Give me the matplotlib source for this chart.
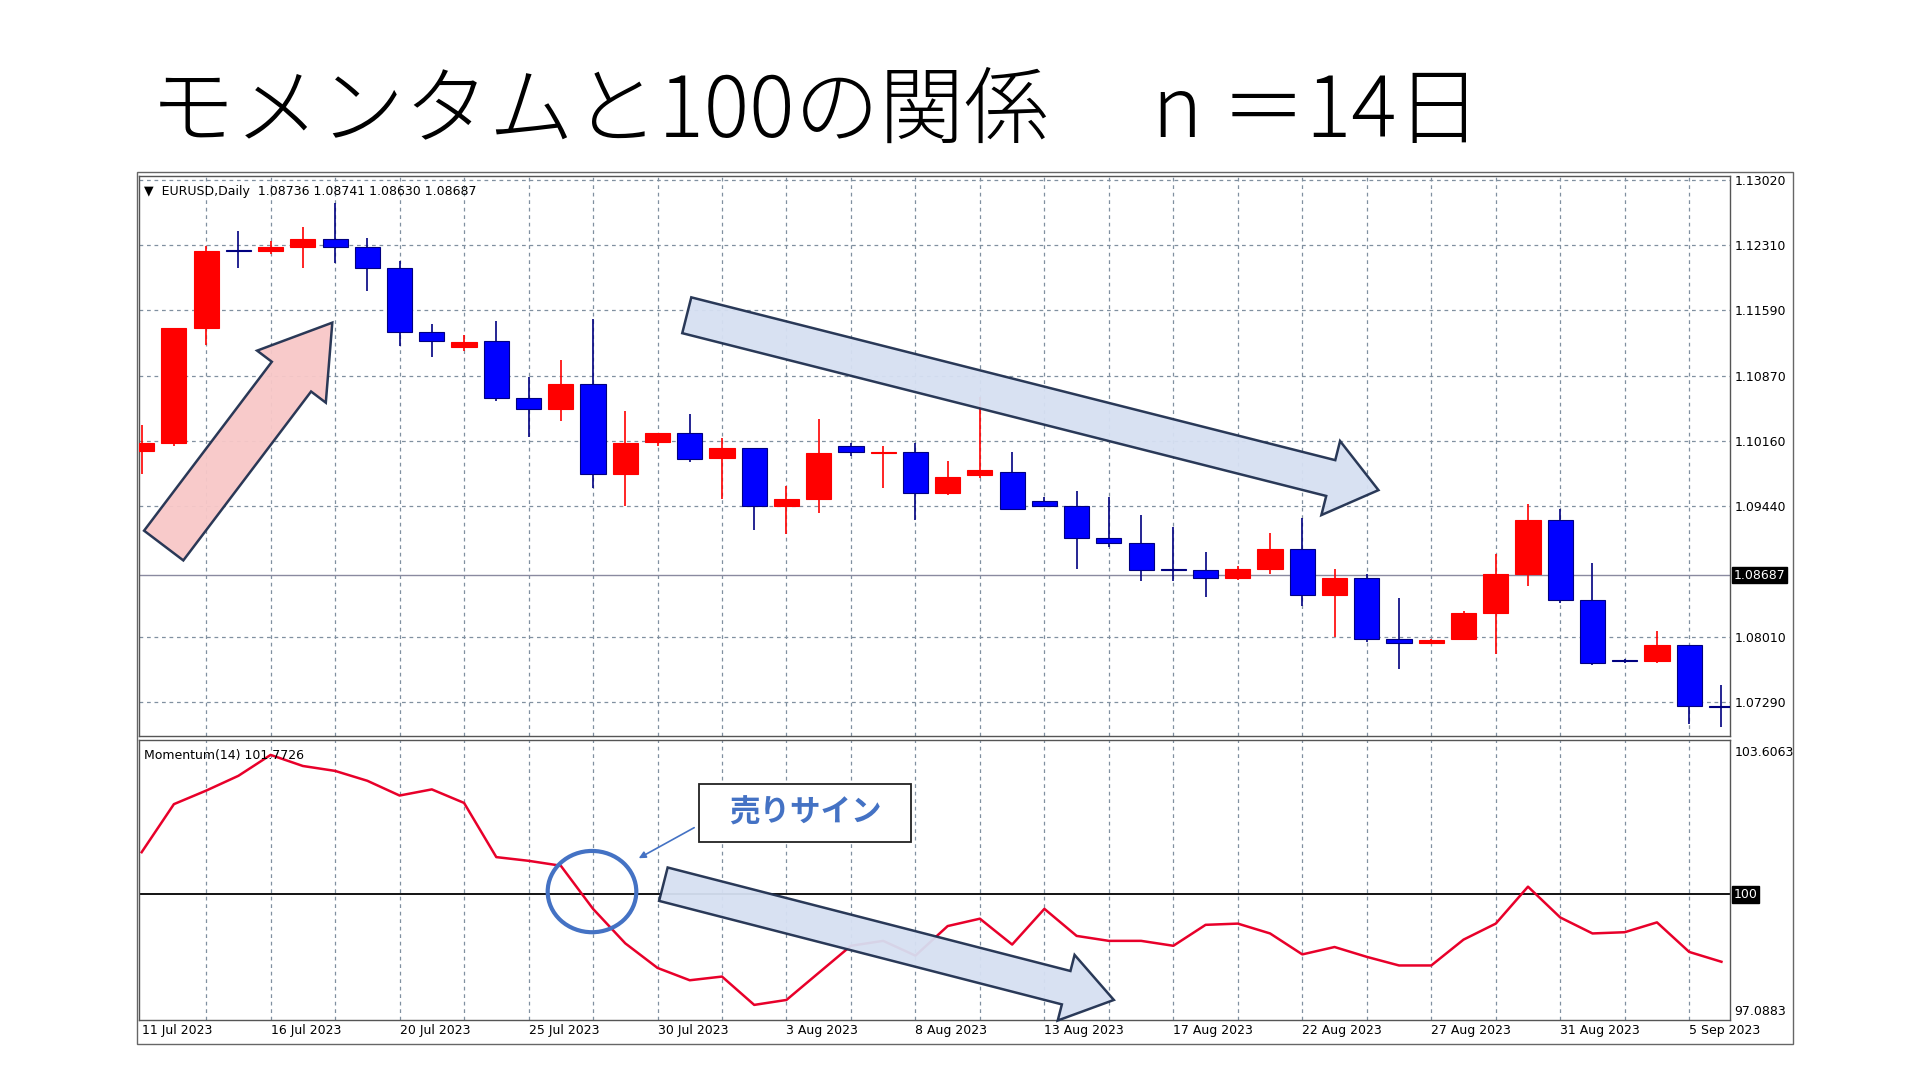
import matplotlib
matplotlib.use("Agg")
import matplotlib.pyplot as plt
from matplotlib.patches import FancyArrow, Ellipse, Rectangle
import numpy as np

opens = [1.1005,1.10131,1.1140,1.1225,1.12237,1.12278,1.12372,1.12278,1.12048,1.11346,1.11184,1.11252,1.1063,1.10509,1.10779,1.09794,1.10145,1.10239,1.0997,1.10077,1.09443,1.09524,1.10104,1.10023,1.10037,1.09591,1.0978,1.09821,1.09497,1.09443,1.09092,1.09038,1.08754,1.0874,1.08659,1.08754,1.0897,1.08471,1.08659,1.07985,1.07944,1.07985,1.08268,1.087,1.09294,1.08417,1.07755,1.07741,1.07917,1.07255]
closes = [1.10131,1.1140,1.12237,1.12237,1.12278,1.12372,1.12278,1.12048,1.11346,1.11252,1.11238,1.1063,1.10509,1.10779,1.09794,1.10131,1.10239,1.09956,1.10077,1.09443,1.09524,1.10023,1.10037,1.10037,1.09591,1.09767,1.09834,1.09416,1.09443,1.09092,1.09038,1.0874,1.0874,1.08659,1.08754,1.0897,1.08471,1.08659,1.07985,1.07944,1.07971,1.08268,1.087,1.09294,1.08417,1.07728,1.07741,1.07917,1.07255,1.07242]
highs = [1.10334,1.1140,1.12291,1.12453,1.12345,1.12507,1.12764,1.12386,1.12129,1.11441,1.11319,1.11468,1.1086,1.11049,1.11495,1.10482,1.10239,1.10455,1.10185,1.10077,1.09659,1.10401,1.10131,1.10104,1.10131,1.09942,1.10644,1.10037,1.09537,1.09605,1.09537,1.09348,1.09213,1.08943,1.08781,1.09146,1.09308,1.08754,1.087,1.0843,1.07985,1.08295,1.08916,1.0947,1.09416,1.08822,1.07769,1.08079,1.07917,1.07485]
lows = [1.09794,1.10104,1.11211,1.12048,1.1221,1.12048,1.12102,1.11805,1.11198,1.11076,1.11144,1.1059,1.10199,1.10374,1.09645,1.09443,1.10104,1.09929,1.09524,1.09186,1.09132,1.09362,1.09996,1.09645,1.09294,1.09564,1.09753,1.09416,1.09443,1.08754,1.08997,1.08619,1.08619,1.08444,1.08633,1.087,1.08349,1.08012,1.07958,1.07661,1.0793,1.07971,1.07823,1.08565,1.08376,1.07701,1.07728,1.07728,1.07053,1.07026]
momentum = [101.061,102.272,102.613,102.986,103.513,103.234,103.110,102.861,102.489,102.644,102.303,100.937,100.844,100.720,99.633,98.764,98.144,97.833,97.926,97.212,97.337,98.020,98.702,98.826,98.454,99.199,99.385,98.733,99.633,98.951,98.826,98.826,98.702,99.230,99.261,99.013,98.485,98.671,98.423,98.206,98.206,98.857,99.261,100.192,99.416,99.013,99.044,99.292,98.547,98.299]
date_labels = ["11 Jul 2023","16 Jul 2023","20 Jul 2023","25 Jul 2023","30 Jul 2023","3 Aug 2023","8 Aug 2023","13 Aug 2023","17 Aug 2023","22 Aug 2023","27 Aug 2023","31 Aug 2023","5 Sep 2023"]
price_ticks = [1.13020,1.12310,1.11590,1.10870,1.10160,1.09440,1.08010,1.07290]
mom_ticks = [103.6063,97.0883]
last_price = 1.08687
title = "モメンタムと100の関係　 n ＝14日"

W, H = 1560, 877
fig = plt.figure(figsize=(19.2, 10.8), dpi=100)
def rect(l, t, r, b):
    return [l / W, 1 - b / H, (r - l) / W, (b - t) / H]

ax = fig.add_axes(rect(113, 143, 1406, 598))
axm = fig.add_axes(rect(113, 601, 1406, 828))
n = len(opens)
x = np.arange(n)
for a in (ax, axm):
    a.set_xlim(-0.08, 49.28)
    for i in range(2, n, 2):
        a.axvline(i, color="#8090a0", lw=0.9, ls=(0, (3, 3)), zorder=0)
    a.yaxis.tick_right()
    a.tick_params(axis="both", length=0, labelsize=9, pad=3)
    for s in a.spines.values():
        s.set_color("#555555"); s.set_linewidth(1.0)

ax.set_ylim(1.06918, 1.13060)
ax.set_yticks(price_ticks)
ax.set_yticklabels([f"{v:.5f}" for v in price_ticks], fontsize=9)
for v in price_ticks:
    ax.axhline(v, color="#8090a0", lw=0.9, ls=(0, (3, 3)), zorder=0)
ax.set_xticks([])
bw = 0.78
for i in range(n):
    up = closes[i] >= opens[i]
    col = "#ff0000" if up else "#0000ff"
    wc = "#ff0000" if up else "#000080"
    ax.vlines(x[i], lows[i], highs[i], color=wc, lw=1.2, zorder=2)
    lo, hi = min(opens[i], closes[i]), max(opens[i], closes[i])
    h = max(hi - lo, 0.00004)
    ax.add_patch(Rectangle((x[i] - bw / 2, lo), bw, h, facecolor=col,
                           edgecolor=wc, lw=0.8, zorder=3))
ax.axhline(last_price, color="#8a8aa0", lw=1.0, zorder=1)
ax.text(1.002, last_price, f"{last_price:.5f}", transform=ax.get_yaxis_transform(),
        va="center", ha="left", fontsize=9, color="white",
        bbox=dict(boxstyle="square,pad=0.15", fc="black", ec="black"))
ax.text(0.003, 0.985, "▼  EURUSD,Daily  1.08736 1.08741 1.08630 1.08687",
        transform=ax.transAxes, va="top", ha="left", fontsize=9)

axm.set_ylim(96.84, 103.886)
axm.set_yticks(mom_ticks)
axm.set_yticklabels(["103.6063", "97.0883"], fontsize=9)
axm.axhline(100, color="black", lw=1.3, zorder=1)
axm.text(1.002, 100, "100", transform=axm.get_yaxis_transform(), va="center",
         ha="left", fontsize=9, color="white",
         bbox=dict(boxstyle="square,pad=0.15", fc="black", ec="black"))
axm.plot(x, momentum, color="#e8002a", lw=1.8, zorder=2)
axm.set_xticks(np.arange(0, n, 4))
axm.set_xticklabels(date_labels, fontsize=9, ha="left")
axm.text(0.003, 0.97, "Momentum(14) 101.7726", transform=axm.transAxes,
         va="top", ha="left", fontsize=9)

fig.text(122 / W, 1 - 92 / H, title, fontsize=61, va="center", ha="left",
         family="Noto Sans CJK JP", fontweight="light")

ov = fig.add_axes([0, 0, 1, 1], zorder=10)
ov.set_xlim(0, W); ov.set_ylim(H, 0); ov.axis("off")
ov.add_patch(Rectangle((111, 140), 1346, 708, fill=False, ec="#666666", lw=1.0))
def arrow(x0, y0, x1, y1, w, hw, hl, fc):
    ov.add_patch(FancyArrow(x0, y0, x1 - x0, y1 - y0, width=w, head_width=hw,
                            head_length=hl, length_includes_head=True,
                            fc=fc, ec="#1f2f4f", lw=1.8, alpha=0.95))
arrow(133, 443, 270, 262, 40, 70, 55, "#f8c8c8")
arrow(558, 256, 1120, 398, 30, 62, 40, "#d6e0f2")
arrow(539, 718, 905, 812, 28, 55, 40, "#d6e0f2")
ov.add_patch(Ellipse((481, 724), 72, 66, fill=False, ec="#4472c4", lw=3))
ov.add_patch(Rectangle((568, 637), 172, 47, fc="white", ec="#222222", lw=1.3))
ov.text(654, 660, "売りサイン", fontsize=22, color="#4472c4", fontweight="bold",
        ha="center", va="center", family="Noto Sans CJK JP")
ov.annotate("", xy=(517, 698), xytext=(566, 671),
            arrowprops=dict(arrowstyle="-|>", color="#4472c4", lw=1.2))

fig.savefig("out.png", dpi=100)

= = =

__AIM__:
Skip the pictures, please, and transcribe only the lines from the beginning of the material through the one that contains "import numpy as np".

__RESULT BELOW__:
Give me the matplotlib source for this chart.
import matplotlib
matplotlib.use("Agg")
import matplotlib.pyplot as plt
from matplotlib.patches import FancyArrow, Ellipse, Rectangle
import numpy as np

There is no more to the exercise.